_Information supplied_
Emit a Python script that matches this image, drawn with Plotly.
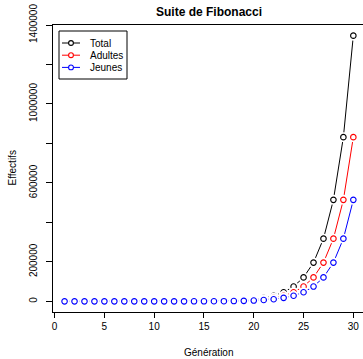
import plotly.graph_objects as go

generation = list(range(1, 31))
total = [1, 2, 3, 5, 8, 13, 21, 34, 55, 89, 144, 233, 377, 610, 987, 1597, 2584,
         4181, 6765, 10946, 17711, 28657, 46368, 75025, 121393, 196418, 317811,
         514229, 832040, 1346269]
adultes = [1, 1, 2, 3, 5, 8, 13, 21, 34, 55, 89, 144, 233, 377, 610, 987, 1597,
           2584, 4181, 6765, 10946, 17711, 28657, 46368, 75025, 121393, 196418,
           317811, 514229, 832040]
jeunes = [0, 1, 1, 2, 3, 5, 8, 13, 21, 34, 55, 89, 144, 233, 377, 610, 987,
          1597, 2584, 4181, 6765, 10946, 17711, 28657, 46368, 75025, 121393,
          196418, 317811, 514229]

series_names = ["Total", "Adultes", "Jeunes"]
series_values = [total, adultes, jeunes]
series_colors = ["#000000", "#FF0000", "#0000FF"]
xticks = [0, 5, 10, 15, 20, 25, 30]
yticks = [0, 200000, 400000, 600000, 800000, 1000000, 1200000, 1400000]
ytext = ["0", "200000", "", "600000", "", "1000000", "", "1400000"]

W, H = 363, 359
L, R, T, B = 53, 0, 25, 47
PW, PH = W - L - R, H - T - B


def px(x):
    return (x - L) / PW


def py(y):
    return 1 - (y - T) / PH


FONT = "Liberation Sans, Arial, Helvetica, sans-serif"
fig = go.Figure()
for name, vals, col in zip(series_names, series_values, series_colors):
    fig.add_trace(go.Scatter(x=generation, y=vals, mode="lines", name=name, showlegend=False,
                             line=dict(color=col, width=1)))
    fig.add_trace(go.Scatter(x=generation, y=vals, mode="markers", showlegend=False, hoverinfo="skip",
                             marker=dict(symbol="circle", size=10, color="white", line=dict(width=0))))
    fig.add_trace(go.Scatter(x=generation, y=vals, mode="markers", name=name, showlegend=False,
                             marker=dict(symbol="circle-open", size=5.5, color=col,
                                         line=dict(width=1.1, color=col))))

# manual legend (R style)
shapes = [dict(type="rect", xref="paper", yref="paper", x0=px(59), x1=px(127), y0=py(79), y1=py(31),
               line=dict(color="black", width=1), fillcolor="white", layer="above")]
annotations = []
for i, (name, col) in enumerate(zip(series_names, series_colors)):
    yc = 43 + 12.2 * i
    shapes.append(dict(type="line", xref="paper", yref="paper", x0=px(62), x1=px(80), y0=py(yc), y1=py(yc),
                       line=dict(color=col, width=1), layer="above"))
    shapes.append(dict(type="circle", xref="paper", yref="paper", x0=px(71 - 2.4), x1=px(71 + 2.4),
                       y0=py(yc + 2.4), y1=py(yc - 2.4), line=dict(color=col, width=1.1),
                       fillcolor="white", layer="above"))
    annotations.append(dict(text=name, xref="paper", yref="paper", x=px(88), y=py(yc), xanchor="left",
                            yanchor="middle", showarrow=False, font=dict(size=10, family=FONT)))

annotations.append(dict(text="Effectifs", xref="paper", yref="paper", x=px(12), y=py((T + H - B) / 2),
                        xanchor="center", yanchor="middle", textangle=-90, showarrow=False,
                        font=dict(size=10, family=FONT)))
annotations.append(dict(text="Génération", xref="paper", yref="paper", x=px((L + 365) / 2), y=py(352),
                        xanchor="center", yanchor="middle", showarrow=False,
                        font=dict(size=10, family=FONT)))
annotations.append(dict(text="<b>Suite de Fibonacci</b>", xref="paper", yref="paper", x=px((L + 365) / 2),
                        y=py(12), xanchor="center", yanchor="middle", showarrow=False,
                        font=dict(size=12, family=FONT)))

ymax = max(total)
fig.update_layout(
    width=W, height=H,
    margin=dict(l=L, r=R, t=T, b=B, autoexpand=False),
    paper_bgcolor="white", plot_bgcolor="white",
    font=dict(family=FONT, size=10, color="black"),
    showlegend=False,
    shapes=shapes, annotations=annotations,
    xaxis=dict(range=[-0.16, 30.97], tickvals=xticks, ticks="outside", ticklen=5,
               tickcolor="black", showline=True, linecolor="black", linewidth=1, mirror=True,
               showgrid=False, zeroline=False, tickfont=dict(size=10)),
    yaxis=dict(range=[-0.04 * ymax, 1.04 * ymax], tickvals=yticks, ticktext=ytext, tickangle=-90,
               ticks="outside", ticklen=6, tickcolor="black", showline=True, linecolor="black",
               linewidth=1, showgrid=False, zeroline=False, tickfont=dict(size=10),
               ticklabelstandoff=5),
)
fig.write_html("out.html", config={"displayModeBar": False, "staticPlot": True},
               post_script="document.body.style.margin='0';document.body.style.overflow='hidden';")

_Direction_
Everything from the top line of the data down to and including the line with "return 1 - (y - T) / PH" is to be copied, except the pictures.

_Written answer_
Emit a Python script that matches this image, drawn with Plotly.
import plotly.graph_objects as go

generation = list(range(1, 31))
total = [1, 2, 3, 5, 8, 13, 21, 34, 55, 89, 144, 233, 377, 610, 987, 1597, 2584,
         4181, 6765, 10946, 17711, 28657, 46368, 75025, 121393, 196418, 317811,
         514229, 832040, 1346269]
adultes = [1, 1, 2, 3, 5, 8, 13, 21, 34, 55, 89, 144, 233, 377, 610, 987, 1597,
           2584, 4181, 6765, 10946, 17711, 28657, 46368, 75025, 121393, 196418,
           317811, 514229, 832040]
jeunes = [0, 1, 1, 2, 3, 5, 8, 13, 21, 34, 55, 89, 144, 233, 377, 610, 987,
          1597, 2584, 4181, 6765, 10946, 17711, 28657, 46368, 75025, 121393,
          196418, 317811, 514229]

series_names = ["Total", "Adultes", "Jeunes"]
series_values = [total, adultes, jeunes]
series_colors = ["#000000", "#FF0000", "#0000FF"]
xticks = [0, 5, 10, 15, 20, 25, 30]
yticks = [0, 200000, 400000, 600000, 800000, 1000000, 1200000, 1400000]
ytext = ["0", "200000", "", "600000", "", "1000000", "", "1400000"]

W, H = 363, 359
L, R, T, B = 53, 0, 25, 47
PW, PH = W - L - R, H - T - B


def px(x):
    return (x - L) / PW


def py(y):
    return 1 - (y - T) / PH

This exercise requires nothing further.